At this point I should make a disclaimer: When I received this CD I was already familiar with all of the compositions on it. Furthermore, I was familiar with the two selections from György Kurtág's Játékok, which Biss had used to "frame" his Schubert performances, because I had heard Biss perform them as part of his "Concert with Conversation" event at the Community Music Center in the Mission District. In addition I had listened to the CD on two occasions, separated by about half a week. The first listening was for getting a general familiarity with the content, and it was through that experience that I decided to dive deeper into the content on the second listening. Finally, my act of hypothesizing was influenced not only by the recorded performance but also by Biss' comments in the booklet of notes, in which he tried to explain why he had prepared a program that coupled Kurtág with Schubert. As a result I found myself hypothesizing about not only the immediacy of the performance but also the structural architecture of the entire program. Thus, I was dealing with hypotheses of a scope beyond the limitations of my own time-consciousness; and I had to draw upon "artifacts of memory," if I was going to give those hypotheses the full consideration they deserved. Those artifacts included the CD (which I was prepared to play as many times as necessary, either in whole or in part), the printed texts, and possibly even recordings of other performances (particularly the recording of D. 959 made by Artur Schnabel on January 15, 1937, made available on an Arabesque CD).

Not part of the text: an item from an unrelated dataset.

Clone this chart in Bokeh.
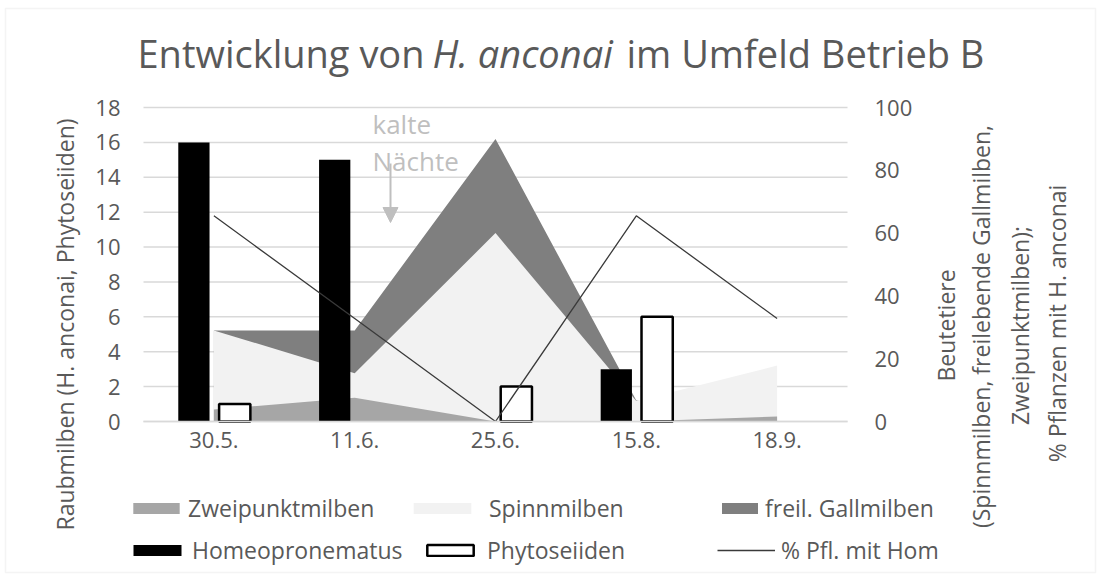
from math import pi
from bokeh.plotting import figure
from bokeh.models import (ColumnDataSource, Range1d, LinearAxis, FixedTicker,
                          Label, Legend, LegendItem, Arrow, NormalHead, CDSView, BooleanFilter,
                          BoxAnnotation)
from bokeh.transform import dodge
from bokeh.embed import file_html
from bokeh.resources import INLINE

# ---------------- data ----------------
dates = ["30.5.", "11.6.", "25.6.", "15.8.", "18.9."]
homeopronematus = [16, 15, 0, 3, 0]
phytoseiiden = [1, 0, 2, 6, 0]
zweipunktmilben = [3.8, 7.6, 0, 0, 1.6]
spinnmilben = [29, 15.4, 60, 6.5, 17.8]
gallmilben = [29, 29, 90, 6.7, 0]
pfl_mit_hom = [65.5, 32.8, 0, 65.5, 32.8]
left_ticks = [0, 2, 4, 6, 8, 10, 12, 14, 16, 18]
right_ticks = [0, 20, 40, 60, 80, 100]

# ---------------- layout plan (canvas px) ----------------
W, H = 1098, 575
PL, PR, PT, PB = 143, 847, 107, 421      # plot area edges
NCAT = len(dates)
LMAX, RMAX = 18, 100
SX = (PR - PL) / NCAT
SYL = (PB - PT) / LMAX
SYR = (PB - PT) / RMAX
FONT = "Open Sans"
TXT = "#595959"
GRID = "#d9d9d9"

xc = [i + 0.5 for i in range(NCAT)]       # category centres
src = ColumnDataSource(dict(xc=xc, date=dates, homeo=homeopronematus, phyto=phytoseiiden,
                            zwei=zweipunktmilben, spinn=spinnmilben, gall=gallmilben,
                            pct=pfl_mit_hom))

p = figure(width=W, height=H,
           x_range=Range1d(-PL / SX, (W - PL) / SX),
           y_range=Range1d(-(H - PB) / SYL, PB / SYL),
           x_axis_location=None, y_axis_location=None,
           output_backend="svg", toolbar_location=None, title=None,
           min_border=0, min_border_left=0, min_border_right=0,
           min_border_top=0, min_border_bottom=0)
p.extra_y_ranges = {"right": Range1d(-(H - PB) / SYR, PB / SYR)}
p.outline_line_color = None
p.background_fill_color = "white"
p.border_fill_color = "white"
p.grid.visible = False

def X(px):
    return (px - PL) / SX

def Y(py):
    return (PB - py) / SYL

# chart border
p.add_layout(BoxAnnotation(left=X(5), right=X(1095), top=Y(8), bottom=Y(572),
                           fill_alpha=0, line_color=GRID, line_width=1.5))

# horizontal grid lines on the left scale, limited to the plot area
p.segment(x0=0, x1=NCAT, y0=left_ticks, y1=left_ticks, line_color=GRID, line_width=1.5)

# x axis
xaxis = LinearAxis(fixed_location=0, bounds=(0, NCAT), ticker=FixedTicker(ticks=xc),
                   major_label_overrides={c: d for c, d in zip(xc, dates)})
xaxis.axis_line_color = GRID
xaxis.axis_line_width = 1.5
xaxis.major_tick_line_color = None
xaxis.major_tick_out = 0
xaxis.minor_tick_line_color = None
xaxis.major_label_text_font = FONT
xaxis.major_label_text_font_size = "22px"
xaxis.major_label_text_color = TXT
xaxis.major_label_standoff = 10
p.add_layout(xaxis, "below")

# left axis
laxis = LinearAxis(fixed_location=0, bounds=(0, LMAX), ticker=FixedTicker(ticks=left_ticks))
laxis.axis_line_color = None
laxis.major_tick_line_color = None
laxis.major_tick_out = 0
laxis.minor_tick_line_color = None
laxis.major_label_text_font = FONT
laxis.major_label_text_font_size = "22px"
laxis.major_label_text_color = TXT
laxis.major_label_standoff = 23
p.add_layout(laxis, "left")

# right axis
raxis = LinearAxis(y_range_name="right", fixed_location=NCAT, bounds=(0, RMAX),
                   ticker=FixedTicker(ticks=right_ticks))
raxis.axis_line_color = None
raxis.major_tick_line_color = None
raxis.major_tick_out = 0
raxis.minor_tick_line_color = None
raxis.major_label_text_font = FONT
raxis.major_label_text_font_size = "22px"
raxis.major_label_text_color = TXT
raxis.major_label_standoff = 27
p.add_layout(raxis, "right")

# areas (overlapping, not stacked)
r_gall = p.varea(x="xc", y1=0, y2="gall", source=src, y_range_name="right",
                 fill_color="#7f7f7f")
r_spinn = p.varea(x="xc", y1=0, y2="spinn", source=src, y_range_name="right",
                  fill_color="#f2f2f2")
r_zwei = p.varea(x="xc", y1=0, y2="zwei", source=src, y_range_name="right",
                 fill_color="#a6a6a6")

# bars
hv = CDSView(filter=BooleanFilter([v > 0 for v in homeopronematus]))
pv = CDSView(filter=BooleanFilter([v > 0 for v in phytoseiiden]))
r_homeo = p.vbar(x=dodge("xc", -0.142), top="homeo", width=0.222,
                 source=src, view=hv, fill_color="black", line_color=None)
r_phyto = p.vbar(x=dodge("xc", 0.148), top="phyto", width=0.222,
                 source=src, view=pv, fill_color="white", line_color="black",
                 line_width=2.5)

# line
r_line = p.line(x="xc", y="pct", source=src, y_range_name="right",
                line_color="#3a3a3a", line_width=1.3)

# legends (one per item, placed like the original grid)
def add_leg(rend, label, sw_left, row_center, gw=58, standoff=5):
    h = 31
    leg = Legend(items=[LegendItem(label=label, renderers=[rend])],
                 location=(sw_left, H - (row_center + h / 2)),
                 orientation="horizontal", padding=0, margin=0, spacing=0,
                 border_line_color=None, background_fill_alpha=0,
                 glyph_width=gw, glyph_height=14, label_standoff=standoff,
                 label_text_font=FONT, label_text_font_size="23px",
                 label_text_color=TXT, label_height=14)
    p.add_layout(leg)

add_leg(r_zwei, "Zweipunktmilben", 127, 508, 58, 3)
add_leg(r_spinn, "Spinnmilben", 406, 508, 72, 11)
add_leg(r_gall, "freil. Gallmilben", 717, 508, 45, 3)
add_leg(r_homeo, "Homeopronematus", 127, 550, 60, 5)
add_leg(r_phyto, "Phytoseiiden", 421, 550, 58, 8)
add_leg(r_line, "% Pfl. mit Hom", 717, 550, 58, 6)

# title (mixed italic)
tkw = dict(text_font=FONT, text_font_size="38px", text_color=TXT,
           text_baseline="middle", text_align="left")
p.add_layout(Label(x=X(137), y=Y(52), text="Entwicklung von", **tkw))
p.add_layout(Label(x=X(432), y=Y(52), text="H. anconai", text_font_style="italic", **tkw))
p.add_layout(Label(x=X(626), y=Y(52), text="im Umfeld Betrieb B", **tkw))

# axis titles
akw = dict(text_font=FONT, text_font_size="23px", text_color=TXT, angle=pi / 2,
           text_align="center", text_baseline="middle")
p.add_layout(Label(x=X(64), y=Y(324), text="Raubmilben (H. anconai, Phytoseiiden)", **akw))
p.add_layout(Label(x=X(945), y=Y(325), text="Beutetiere", **akw))
p.add_layout(Label(x=X(980), y=Y(326), text="(Spinnmilben, freilebende Gallmilben,", **akw))
p.add_layout(Label(x=X(1019), y=Y(325), text="Zweipunktmilben);", **akw))
p.add_layout(Label(x=X(1056), y=Y(323), text="% Pflanzen mit H. anconai", **akw))

# annotation "kalte Nächte"
nkw = dict(text_font=FONT, text_font_size="26px", text_color="#bfbfbf",
           text_baseline="middle", text_align="left")
p.add_layout(Label(x=X(372), y=Y(123), text="kalte", **nkw))
p.add_layout(Label(x=X(372), y=Y(160), text="Nächte", **nkw))
p.add_layout(Arrow(x_start=X(390), y_start=Y(163), x_end=X(390), y_end=Y(222),
                   line_color="#bfbfbf", line_width=2,
                   end=NormalHead(size=15, fill_color="#bfbfbf", line_color="#bfbfbf")))

open("out.html", "w").write(file_html(p, INLINE))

The result was "an awfully big adventure" (without any of James M. Barrie's macabre connotations) of identifying claims and seeking out warrants for those claims. What ended up on my Examiner.com site was as much a document of that adventure as an account of the CD itself. Needless to say, I have no idea what Biss would have to say about my claims or whether he would attempt to refute my warrants; but then I also have no idea whether, six months from now, I would listen to this recording the same way I did in preparing my article. I am reminded of a remark that Isidore Cohen made when Nicholas Delbanco interviewed him for his book about the Beaux Arts Trio. He said that he could not imagine a job better than one that required him to play Mozart every day. I suppose I can say the same about the way in which my current work is grounded in serious listening, since that "awfully big adventure" extends far beyond the project I set myself yesterday for a single CD!